**Exercise instructions:** Leave out the pictures and reproduce all of the data exactly.

start Given information

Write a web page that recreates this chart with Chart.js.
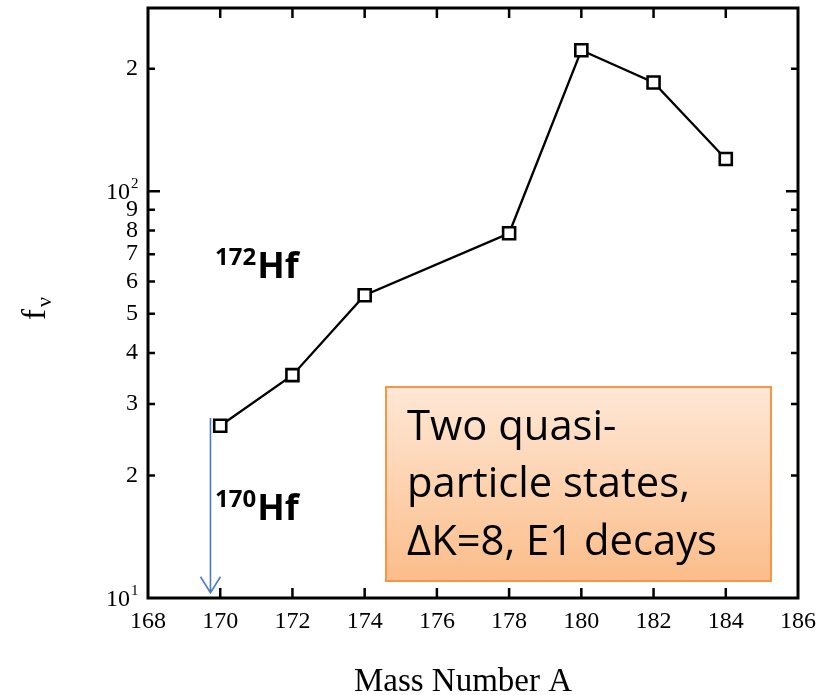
<!DOCTYPE html>
<html><head><meta charset="utf-8">
<script src="https://cdn.jsdelivr.net/npm/chart.js@4/dist/chart.umd.min.js"></script>
<style>html,body{margin:0;padding:0;background:#fff;}canvas{display:block;}</style>
</head><body>
<canvas id="c" width="829" height="695"></canvas>
<script>
// ---- data ----
const massNumbers = [170, 172, 174, 178, 180, 182, 184];
const fNu = [26.5, 35.3, 55.5, 78.8, 222, 185, 120];
const xTickValues = [168, 170, 172, 174, 176, 178, 180, 182, 184, 186];
const yTickValues = [10, 20, 30, 40, 50, 60, 70, 80, 90, 100, 200];
const yTickLabels = ['10', '2', '3', '4', '5', '6', '7', '8', '9', '10', '2'];
const yPowerLabels = { 10: '1', 100: '2' };
const xTitle = 'Mass Number A';
const boxLines = ['Two quasi-', 'particle states,', '\u0394K=8, E1 decays'];
const isotopeLabels = [
  { mass: '172', sym: 'Hf' },
  { mass: '170', sym: 'Hf' }
];
const arrowX = 169.73, arrowFrom = 27.7, arrowTo = 10.3;

const SERIF = '"Liberation Serif", "Times New Roman", serif';
const SANS = '"Open Sans", "Noto Sans", sans-serif';

const decor = {
  id: 'decor',
  afterDraw(chart) {
    const ctx = chart.ctx, a = chart.chartArea;
    const xs = chart.scales.x, ys = chart.scales.y;
    ctx.save();
    // frame
    ctx.strokeStyle = '#000';
    ctx.lineWidth = 3;
    ctx.strokeRect(a.left, a.top, a.right - a.left, a.bottom - a.top);
    // x ticks (inward, top & bottom)
    ctx.lineWidth = 2.5;
    ctx.beginPath();
    xTickValues.forEach(v => {
      if (v === xs.min || v === xs.max) return;
      const px = xs.getPixelForValue(v);
      ctx.moveTo(px, a.bottom); ctx.lineTo(px, a.bottom - 10);
      ctx.moveTo(px, a.top); ctx.lineTo(px, a.top + 10);
    });
    yTickValues.forEach(v => {
      if (v === ys.min) return;
      const py = ys.getPixelForValue(v);
      const len = (v in yPowerLabels) ? 12 : 7;
      ctx.moveTo(a.left, py); ctx.lineTo(a.left + len, py);
      ctx.moveTo(a.right, py); ctx.lineTo(a.right - len, py);
    });
    ctx.stroke();
    // power-of-ten labels
    ctx.fillStyle = '#000';
    Object.keys(yPowerLabels).forEach(k => {
      const py = ys.getPixelForValue(Number(k));
      ctx.font = '24px ' + SERIF;
      ctx.textAlign = 'right'; ctx.textBaseline = 'middle';
      ctx.fillText('10', a.left - 18, py + 2);
      ctx.font = '15px ' + SERIF;
      ctx.textAlign = 'left';
      ctx.fillText(yPowerLabels[k], a.left - 17, py - 7);
    });
    // x title
    ctx.font = '33px ' + SERIF;
    ctx.textAlign = 'center'; ctx.textBaseline = 'alphabetic';
    ctx.fillText(xTitle, (a.left + a.right) / 2 - 10, 691);
    // y title (rotated f_nu)
    ctx.save();
    ctx.translate(45, 320);
    ctx.rotate(-Math.PI / 2);
    ctx.textAlign = 'left'; ctx.textBaseline = 'alphabetic';
    ctx.font = '33px ' + SERIF;
    ctx.fillText('f', 0, 0);
    ctx.font = '22px ' + SERIF;
    ctx.fillText('\u03BD', 13, 6);
    ctx.restore();
    // blue arrow
    const ax = xs.getPixelForValue(arrowX);
    const ay1 = ys.getPixelForValue(arrowFrom), ay2 = ys.getPixelForValue(arrowTo);
    ctx.strokeStyle = '#4a7ebb';
    ctx.lineWidth = 1.6;
    ctx.beginPath();
    ctx.moveTo(ax, ay1); ctx.lineTo(ax, ay2);
    ctx.moveTo(ax - 10, ay2 - 16); ctx.lineTo(ax, ay2); ctx.lineTo(ax + 10, ay2 - 16);
    ctx.stroke();
    // isotope labels
    const isoPos = [[215, 278], [215, 520]];
    isotopeLabels.forEach((l, i) => {
      const [x0, yb] = isoPos[i];
      ctx.fillStyle = '#000';
      ctx.textAlign = 'left'; ctx.textBaseline = 'alphabetic';
      ctx.font = 'bold 24px ' + SANS;
      ctx.fillText(l.mass, x0, yb - 13);
      const w = ctx.measureText(l.mass).width;
      ctx.font = 'bold 36px ' + SANS;
      ctx.fillText(l.sym, x0 + w + 1, yb);
    });
    // orange box
    const bx = 386, by = 387, bw = 385, bh = 194;
    const g = ctx.createLinearGradient(0, by, 0, by + bh);
    g.addColorStop(0, '#fee8d6');
    g.addColorStop(1, '#fbbd8a');
    ctx.fillStyle = g;
    ctx.fillRect(bx, by, bw, bh);
    ctx.strokeStyle = '#f79646';
    ctx.lineWidth = 2;
    ctx.strokeRect(bx, by, bw, bh);
    ctx.fillStyle = '#000';
    let fs = 39;
    ctx.font = fs + 'px ' + SANS;
    const mw = ctx.measureText(boxLines[2]).width;
    fs = Math.max(30, Math.min(46, fs * 310 / mw));
    ctx.font = fs + 'px ' + SANS;
    const bases = [440, 497, 555];
    boxLines.forEach((t, i) => ctx.fillText(t, 407, bases[i]));
    ctx.restore();
  }
};

new Chart(document.getElementById('c'), {
  type: 'line',
  data: {
    datasets: [{
      data: massNumbers.map((x, i) => ({ x, y: fNu[i] })),
      borderColor: '#000',
      borderWidth: 2.3,
      tension: 0,
      pointStyle: 'rect',
      pointRadius: 8.5,
      pointBackgroundColor: '#fff',
      pointBorderColor: '#000',
      pointBorderWidth: 2.6,
      clip: false
    }]
  },
  options: {
    responsive: false,
    animation: false,
    events: [],
    layout: { autoPadding: false, padding: { top: 8, right: 31, left: 0, bottom: 0 } },
    plugins: { legend: { display: false }, tooltip: { enabled: false } },
    scales: {
      x: {
        type: 'linear', min: 168, max: 186,
        grid: { display: false, drawTicks: false },
        border: { display: false },
        afterBuildTicks: s => { s.ticks = xTickValues.map(v => ({ value: v })); },
        afterFit: s => { s.height = 97; s.paddingLeft = 0; s.paddingRight = 0; },
        ticks: {
          autoSkip: false, maxRotation: 0, padding: 9,
          color: '#000', font: { family: SERIF, size: 24 },
          callback: v => String(v)
        }
      },
      y: {
        type: 'logarithmic', min: 10, max: 282,
        grid: { display: false, drawTicks: false },
        border: { display: false },
        afterBuildTicks: s => { s.ticks = yTickValues.map(v => ({ value: v })); },
        afterFit: s => { s.width = 148; s.paddingTop = 0; s.paddingBottom = 0; },
        ticks: {
          autoSkip: false, padding: 10,
          color: '#000', font: { family: SERIF, size: 24 },
          callback: (v, i) => (v in yPowerLabels) ? '' : yTickLabels[i]
        }
      }
    }
  },
  plugins: [decor]
});
</script>
</body></html>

end Given information

**Worked solution:**
Write a web page that recreates this chart with Chart.js.
<!DOCTYPE html>
<html><head><meta charset="utf-8">
<script src="https://cdn.jsdelivr.net/npm/chart.js@4/dist/chart.umd.min.js"></script>
<style>html,body{margin:0;padding:0;background:#fff;}canvas{display:block;}</style>
</head><body>
<canvas id="c" width="829" height="695"></canvas>
<script>
// ---- data ----
const massNumbers = [170, 172, 174, 178, 180, 182, 184];
const fNu = [26.5, 35.3, 55.5, 78.8, 222, 185, 120];
const xTickValues = [168, 170, 172, 174, 176, 178, 180, 182, 184, 186];
const yTickValues = [10, 20, 30, 40, 50, 60, 70, 80, 90, 100, 200];
const yTickLabels = ['10', '2', '3', '4', '5', '6', '7', '8', '9', '10', '2'];
const yPowerLabels = { 10: '1', 100: '2' };
const xTitle = 'Mass Number A';
const boxLines = ['Two quasi-', 'particle states,', '\u0394K=8, E1 decays'];
const isotopeLabels = [
  { mass: '172', sym: 'Hf' },
  { mass: '170', sym: 'Hf' }
];
const arrowX = 169.73, arrowFrom = 27.7, arrowTo = 10.3;

const SERIF = '"Liberation Serif", "Times New Roman", serif';
const SANS = '"Open Sans", "Noto Sans", sans-serif';

const decor = {
  id: 'decor',
  afterDraw(chart) {
    const ctx = chart.ctx, a = chart.chartArea;
    const xs = chart.scales.x, ys = chart.scales.y;
    ctx.save();
    // frame
    ctx.strokeStyle = '#000';
    ctx.lineWidth = 3;
    ctx.strokeRect(a.left, a.top, a.right - a.left, a.bottom - a.top);
    // x ticks (inward, top & bottom)
    ctx.lineWidth = 2.5;
    ctx.beginPath();
    xTickValues.forEach(v => {
      if (v === xs.min || v === xs.max) return;
      const px = xs.getPixelForValue(v);
      ctx.moveTo(px, a.bottom); ctx.lineTo(px, a.bottom - 10);
      ctx.moveTo(px, a.top); ctx.lineTo(px, a.top + 10);
    });
    yTickValues.forEach(v => {
      if (v === ys.min) return;
      const py = ys.getPixelForValue(v);
      const len = (v in yPowerLabels) ? 12 : 7;
      ctx.moveTo(a.left, py); ctx.lineTo(a.left + len, py);
      ctx.moveTo(a.right, py); ctx.lineTo(a.right - len, py);
    });
    ctx.stroke();
    // power-of-ten labels
    ctx.fillStyle = '#000';
    Object.keys(yPowerLabels).forEach(k => {
      const py = ys.getPixelForValue(Number(k));
      ctx.font = '24px ' + SERIF;
      ctx.textAlign = 'right'; ctx.textBaseline = 'middle';
      ctx.fillText('10', a.left - 18, py + 2);
      ctx.font = '15px ' + SERIF;
      ctx.textAlign = 'left';
      ctx.fillText(yPowerLabels[k], a.left - 17, py - 7);
    });
    // x title
    ctx.font = '33px ' + SERIF;
    ctx.textAlign = 'center'; ctx.textBaseline = 'alphabetic';
    ctx.fillText(xTitle, (a.left + a.right) / 2 - 10, 691);
    // y title (rotated f_nu)
    ctx.save();
    ctx.translate(45, 320);
    ctx.rotate(-Math.PI / 2);
    ctx.textAlign = 'left'; ctx.textBaseline = 'alphabetic';
    ctx.font = '33px ' + SERIF;
    ctx.fillText('f', 0, 0);
    ctx.font = '22px ' + SERIF;
    ctx.fillText('\u03BD', 13, 6);
    ctx.restore();
    // blue arrow
    const ax = xs.getPixelForValue(arrowX);
    const ay1 = ys.getPixelForValue(arrowFrom), ay2 = ys.getPixelForValue(arrowTo);
    ctx.strokeStyle = '#4a7ebb';
    ctx.lineWidth = 1.6;
    ctx.beginPath();
    ctx.moveTo(ax, ay1); ctx.lineTo(ax, ay2);
    ctx.moveTo(ax - 10, ay2 - 16); ctx.lineTo(ax, ay2); ctx.lineTo(ax + 10, ay2 - 16);
    ctx.stroke();
    // isotope labels
    const isoPos = [[215, 278], [215, 520]];
    isotopeLabels.forEach((l, i) => {
      const [x0, yb] = isoPos[i];
      ctx.fillStyle = '#000';
      ctx.textAlign = 'left'; ctx.textBaseline = 'alphabetic';
      ctx.font = 'bold 24px ' + SANS;
      ctx.fillText(l.mass, x0, yb - 13);
      const w = ctx.measureText(l.mass).width;
      ctx.font = 'bold 36px ' + SANS;
      ctx.fillText(l.sym, x0 + w + 1, yb);
    });
    // orange box
    const bx = 386, by = 387, bw = 385, bh = 194;
    const g = ctx.createLinearGradient(0, by, 0, by + bh);
    g.addColorStop(0, '#fee8d6');
    g.addColorStop(1, '#fbbd8a');
    ctx.fillStyle = g;
    ctx.fillRect(bx, by, bw, bh);
    ctx.strokeStyle = '#f79646';
    ctx.lineWidth = 2;
    ctx.strokeRect(bx, by, bw, bh);
    ctx.fillStyle = '#000';
    let fs = 39;
    ctx.font = fs + 'px ' + SANS;
    const mw = ctx.measureText(boxLines[2]).width;
    fs = Math.max(30, Math.min(46, fs * 310 / mw));
    ctx.font = fs + 'px ' + SANS;
    const bases = [440, 497, 555];
    boxLines.forEach((t, i) => ctx.fillText(t, 407, bases[i]));
    ctx.restore();
  }
};

new Chart(document.getElementById('c'), {
  type: 'line',
  data: {
    datasets: [{
      data: massNumbers.map((x, i) => ({ x, y: fNu[i] })),
      borderColor: '#000',
      borderWidth: 2.3,
      tension: 0,
      pointStyle: 'rect',
      pointRadius: 8.5,
      pointBackgroundColor: '#fff',
      pointBorderColor: '#000',
      pointBorderWidth: 2.6,
      clip: false
    }]
  },
  options: {
    responsive: false,
    animation: false,
    events: [],
    layout: { autoPadding: false, padding: { top: 8, right: 31, left: 0, bottom: 0 } },
    plugins: { legend: { display: false }, tooltip: { enabled: false } },
    scales: {
      x: {
        type: 'linear', min: 168, max: 186,
        grid: { display: false, drawTicks: false },
        border: { display: false },
        afterBuildTicks: s => { s.ticks = xTickValues.map(v => ({ value: v })); },
        afterFit: s => { s.height = 97; s.paddingLeft = 0; s.paddingRight = 0; },
        ticks: {
          autoSkip: false, maxRotation: 0, padding: 9,
          color: '#000', font: { family: SERIF, size: 24 },
          callback: v => String(v)
        }
      },
      y: {
        type: 'logarithmic', min: 10, max: 282,
        grid: { display: false, drawTicks: false },
        border: { display: false },
        afterBuildTicks: s => { s.ticks = yTickValues.map(v => ({ value: v })); },
        afterFit: s => { s.width = 148; s.paddingTop = 0; s.paddingBottom = 0; },
        ticks: {
          autoSkip: false, padding: 10,
          color: '#000', font: { family: SERIF, size: 24 },
          callback: (v, i) => (v in yPowerLabels) ? '' : yTickLabels[i]
        }
      }
    }
  },
  plugins: [decor]
});
</script>
</body></html>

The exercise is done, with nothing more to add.